- Film poster
- Directed by: Bill Mason
- Written by: Bill Mason; Blake James;
- Produced by: Douglas Jackson
- Starring: Blake James
- Narrated by: Bill Mason
- Cinematography: Bill Mason; Blake James;
- Edited by: Bill Mason
- Music by: Blake James; Laurent Coderre;
- Production company: National Film Board of Canada
- Distributed by: National Film Board of Canada
- Release date: 1969;
- Running time: 19 min., 17 sec.
- Country: Canada
- Language: English
- Budget: $47,077

= Blake (film) =

Blake is a 1969 Canadian short documentary film produced by the National Film Board of Canada (NFB). The film was directed by Bill Mason, and his fellow filmmaker Blake James, who pilots his own aircraft and lives by a unique code. Blake is Mason's cinematic testimonial to his friend and his "hobo of the skies" lifestyle.

==Synopsis==
In autumn 1969, artist and filmmaker Blake James is getting restless, and seeks to escape from his boring job at an advertising agency in Montreal. In his never-ending quest for freedom, Blake sets out for his cabin in the woods near Meech Lake, where he has parked his biplane. His friends have commented on his quirky behaviour, and yet describe him as sweet and intelligent, but almost naive. Feeling a restlessness, Blake begins to gather the materials for a long cross-country flight out of the jumble of items piled up in his cabin.
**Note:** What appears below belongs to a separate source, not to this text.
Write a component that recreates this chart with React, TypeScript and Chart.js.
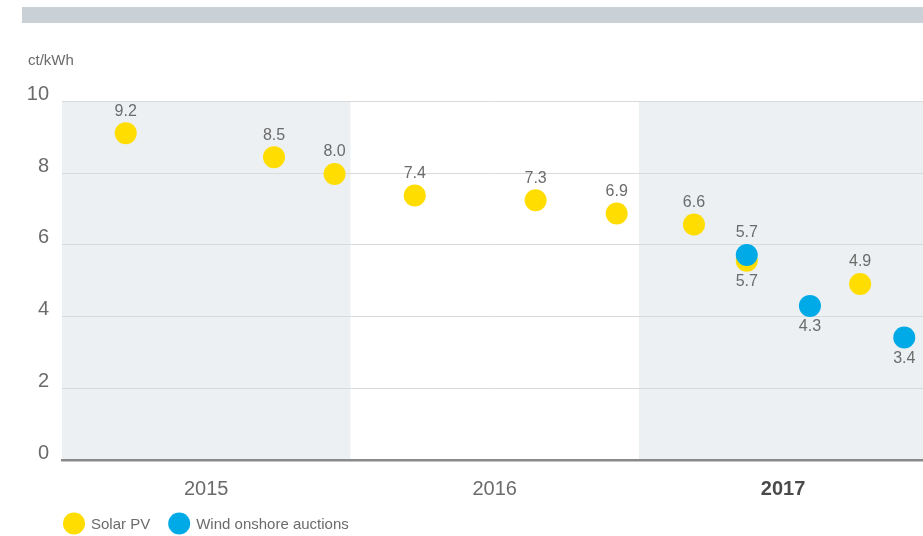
import React, { useEffect, useRef } from "react";
import { Chart, registerables } from "chart.js";

Chart.register(...registerables);

// ---- data ----
const years = ["2015", "2016", "2017"];
const boldYear = "2017";
const shadedYears = [true, false, true];
const unitLabel = "ct/kWh";
const seriesNames = ["Solar PV", "Wind onshore auctions"];

const solarX = [0.221, 0.735, 0.945, 1.223, 1.642, 1.923, 2.191, 2.374, 2.767];
const solarY = [9.12, 8.45, 7.98, 7.38, 7.25, 6.88, 6.57, 5.56, 4.91];
const solarLabels = ["9.2", "8.5", "8.0", "7.4", "7.3", "6.9", "6.6", "5.7", "4.9"];
const solarLabelSide = ["above", "above", "above", "above", "above", "above", "above", "below", "above"];

const windX = [2.374, 2.593, 2.92];
const windY = [5.72, 4.3, 3.42];
const windLabels = ["5.7", "4.3", "3.4"];
const windLabelSide = ["above", "below", "below"];

// ---- style ----
const FONT = "'Liberation Sans', Arial, sans-serif";
const YELLOW = "#FFDD00";
const BLUE = "#00AAE6";
const BAND = "#ECF0F3";
const TEXT = "#6b6b6b";

export default function App() {
  const ref = useRef<HTMLCanvasElement | null>(null);

  useEffect(() => {
    const canvas = ref.current;
    if (!canvas) return;

    const decorPlugin = {
      id: "decor",
      beforeDraw(chart: any) {
        const { ctx, chartArea, scales } = chart;
        ctx.save();
        // top header bar
        ctx.fillStyle = "#C9D1D7";
        ctx.fillRect(22, 7, chart.width - 22, 16);
        // shaded year bands
        ctx.fillStyle = BAND;
        shadedYears.forEach((s, i) => {
          if (!s) return;
          const x0 = Math.max(scales.x.getPixelForValue(i), chartArea.left);
          const x1 = Math.min(scales.x.getPixelForValue(i + 1), chartArea.right);
          ctx.fillRect(x0, chartArea.top, x1 - x0, chartArea.bottom - chartArea.top);
        });
        // unit label
        ctx.fillStyle = TEXT;
        ctx.font = `15px ${FONT}`;
        ctx.textAlign = "left";
        ctx.textBaseline = "middle";
        ctx.fillText(unitLabel, 28, 61);
        ctx.restore();
      },
      afterDatasetsDraw(chart: any) {
        const { ctx } = chart;
        const labelSets = [
          { labels: solarLabels, sides: solarLabelSide },
          { labels: windLabels, sides: windLabelSide },
        ];
        ctx.save();
        ctx.fillStyle = TEXT;
        ctx.font = `16px ${FONT}`;
        ctx.textAlign = "center";
        ctx.textBaseline = "middle";
        labelSets.forEach((set, di) => {
          const meta = chart.getDatasetMeta(di);
          meta.data.forEach((el: any, i: number) => {
            const off = set.sides[i] === "above" ? -22 : 21;
            ctx.fillText(set.labels[i], el.x, el.y + off);
          });
        });
        ctx.restore();
      },
      afterDraw(chart: any) {
        const { ctx } = chart;
        const colors = [YELLOW, BLUE];
        ctx.save();
        ctx.font = `15px ${FONT}`;
        ctx.textAlign = "left";
        ctx.textBaseline = "middle";
        let x = 63;
        const y = 523.5;
        seriesNames.forEach((name, i) => {
          ctx.fillStyle = colors[i];
          ctx.beginPath();
          ctx.arc(x + 11, y, 11, 0, Math.PI * 2);
          ctx.fill();
          ctx.fillStyle = TEXT;
          ctx.fillText(name, x + 28, y + 1);
          x = x + 28 + ctx.measureText(name).width + 18;
        });
        ctx.restore();
      },
    };

    const chart = new Chart(canvas, {
      type: "scatter",
      data: {
        datasets: [
          {
            label: seriesNames[0],
            data: solarX.map((x, i) => ({ x, y: solarY[i] })),
            backgroundColor: YELLOW,
            borderWidth: 0,
            pointRadius: 11,
            order: 2,
          },
          {
            label: seriesNames[1],
            data: windX.map((x, i) => ({ x, y: windY[i] })),
            backgroundColor: BLUE,
            borderWidth: 0,
            pointRadius: 11,
            order: 1,
          },
        ],
      },
      options: {
        animation: false,
        responsive: false,
        devicePixelRatio: 1,
        layout: { autoPadding: false, padding: { top: 101.6, left: 0, right: 0, bottom: 0 } },
        plugins: {
          legend: { display: false },
          tooltip: { enabled: false },
        },
        scales: {
          x: {
            type: "linear",
            min: 0,
            max: 2.985,
            afterBuildTicks: (scale: any) => {
              scale.ticks = years.map((_, i) => ({ value: i + 0.5 }));
            },
            afterFit: (scale: any) => {
              scale.height = 76;
            },
            grid: { display: false, drawTicks: false },
            border: { display: true, color: "#8a8a8a", width: 2.5 },
            ticks: {
              padding: 17,
              autoSkip: false,
              maxRotation: 0,
              callback: (_v: any, i: number) => years[i],
              font: (ctx: any) => ({
                family: FONT,
                size: 20,
                weight: years[ctx.index] === boldYear ? "bold" : "normal",
              }),
              color: (ctx: any) => (years[ctx.index] === boldYear ? "#4a4a4a" : TEXT),
            },
          },
          y: {
            min: 0,
            max: 10,
            afterFit: (scale: any) => {
              scale.width = 62;
            },
            grid: {
              drawTicks: false,
              color: (ctx: any) => (ctx.tick && ctx.tick.value === 0 ? "rgba(0,0,0,0)" : "#dadada"),
              lineWidth: 1,
            },
            border: { display: false },
            ticks: {
              stepSize: 2,
              padding: 13,
              labelOffset: -7,
              font: { family: FONT, size: 20 },
              color: TEXT,
            },
          },
        },
      },
      plugins: [decorPlugin],
    } as any);

    return () => chart.destroy();
  }, []);

  return (
    <div style={{ position: "fixed", left: 0, top: 0, width: 923, height: 536, background: "#fff" }}>
      <canvas ref={ref} width={923} height={536} style={{ display: "block" }} />
    </div>
  );
}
Without a definite plan for where he is going, Blake flies during daylight hours, generally heading westward. He relies on the most rudimentary navigation, including maps and following train tracks and roads. His biplane does not even have a radio. When he wanders into the landing pattern of Montreal International Airport, Blake causes delays for the airliners in both landing and takeoff positions. Instead of getting into trouble, his impromptu landing brings out all the pilots and air traffic control personnel to see the unique biplane.

The journey takes many strange turns, with Blake joining a flock of geese at one point. When he loses his map, after a vain attempt to retrieve it, he follows train tracks to a farm, where he lands and beds down for the night under the wings of his aircraft. A young boy, curious at the sight of an biplane in his family's farmyard, wakes Blake up and gets a chance to sit in the cockpit and wear Blake's flying goggles. Finally, with a throw of the propeller, Blake flies away, continuing his vagabond wandering.

==Cast==
- Blake James as Himself
- Bill Mason (uncredited as the narrator)
- Douglas Jackson (uncredited as a friend talking to the narrator)
- Paul Mason as the boy

==Production==
Mason and James first met at a commercial art studio in Winnipeg. They later worked together at Crawley Films, before both going to the NFB. James' film credits include an animated vignette on Canadian aviation pioneer Wilfrid R. "Wop" May. He also starred in Mason's acclaimed short film The Rise and Fall of the Great Lakes (1968).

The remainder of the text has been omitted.